Fables, which is published by the DC Comics imprint Vertigo, is a story about characters from fairy tales and legends—from Snow White and the Big Bad Wolf to Rapunzel and Paul Bunyan—now forced to live in exile from their fantasy lands in the human world. The main series has been collected into 21 trade paperback volumes so far, and the final periodical issue will be a book-length 150 pages; in addition, there have been a number of spinoffs—also collected into graphic novels— including Fairest, 1001 Nights of Snowfall, and Jack of Fables, all of which told side stories about different characters in the Fables universe.
PW talked to Willingham about winding up his best-known series after 13 years.
The last issue of Fables is July 22, which means you finished writing the story some months ago. How does it feel to have that story no longer a part of your day-to-day life? Have your feelings changed since you finished that last issue?
When I finished my script and sent it in, it wasn’t really done. [I was] checking out the artwork as it comes in, placing lettering—it wasn’t so much a run across the finish line and then the race is over then but increments, dialing it down until after a while there was nothing left to do. As you can see by this interview the “nothing left to do for Fables” thing hasn’t quite ended yet. It’s dialed way down, I don’t have [Vertigo executive editor] Shelly [Bond] nagging me for the next issue, but it doesn’t seem entirely over yet, and I suspect that if there is any “Fables is over” feeling that is going to kick in, it’s going to kick in once the issue is out.
Stories aren’t done until the audience receives them, because so much of the work of telling the story is done in their heads.
When you first started writing Fables, how much did you know about where it would go and how it would end?
I had an original idea of how it was going to end—the war is over and Geppetto is forced to sign the Fable Compact—but I felt that would get stale if we sat on it for too long, so we decided to do it and keep going. Since then we have had a few different ideas. The ending this time I think you will find is pretty final.
No room for sequels?
I don’t know that that’s true, but we tried to make the ending a definite ending. A thing I have always liked is when a movie ends and you get those little bits that tell what happened to each of the surviving characters. We did that in a rather large way in the issue leading up to the final one, the last story of this character and that character. A lot of that makes some things for some of the characters pretty darn final.
Did expanding the final issue to 150 pages make it any easier to wind up all the plot threads?
No. I don’t think so. If it was going to be a normal size issue, I think we could have done it, because we had a year to plan for it, but when Shelly suggested we do an overlarge issue, that sort of opened the door for things to get a lot more complex than they would have been the other way, which was good, because we were able to pay much more attention to various characters and dangling plot lines. But adding complexity to anything, if that makes it easier then you’re doing it wrong. It was harder to do it this way, but perhaps more satisfying.

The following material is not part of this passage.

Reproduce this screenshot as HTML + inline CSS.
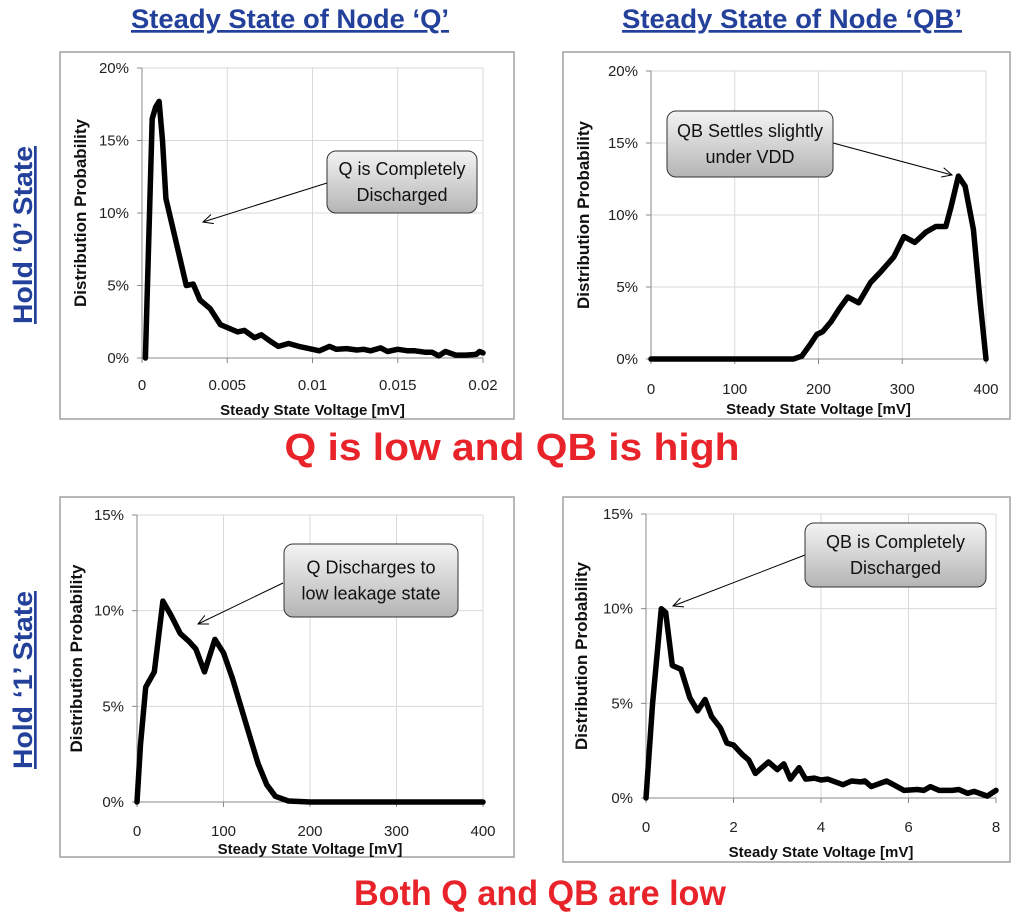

How has the world of the story, the underlying structure of this universe, changed as the story evolved?
It grew in the telling. I think that’s kind of required if it’s going to keep going for this many issues: You cannot recycle the same stories over and over, nor can you allow the setting to remain static. I think especially in the final issue, people will see that it’s a very complex universe indeed. We may be guilty of only having scratched the surface of that. That said, icebergs are great to look at even though you only get to see a small percentage of them; what you do get to see is pretty cool. I hope that’s what we are doing: You see just enough of this vastly complicated magical universe to be entertained and to feel intrigued and satisfied enough to feel there’s something there.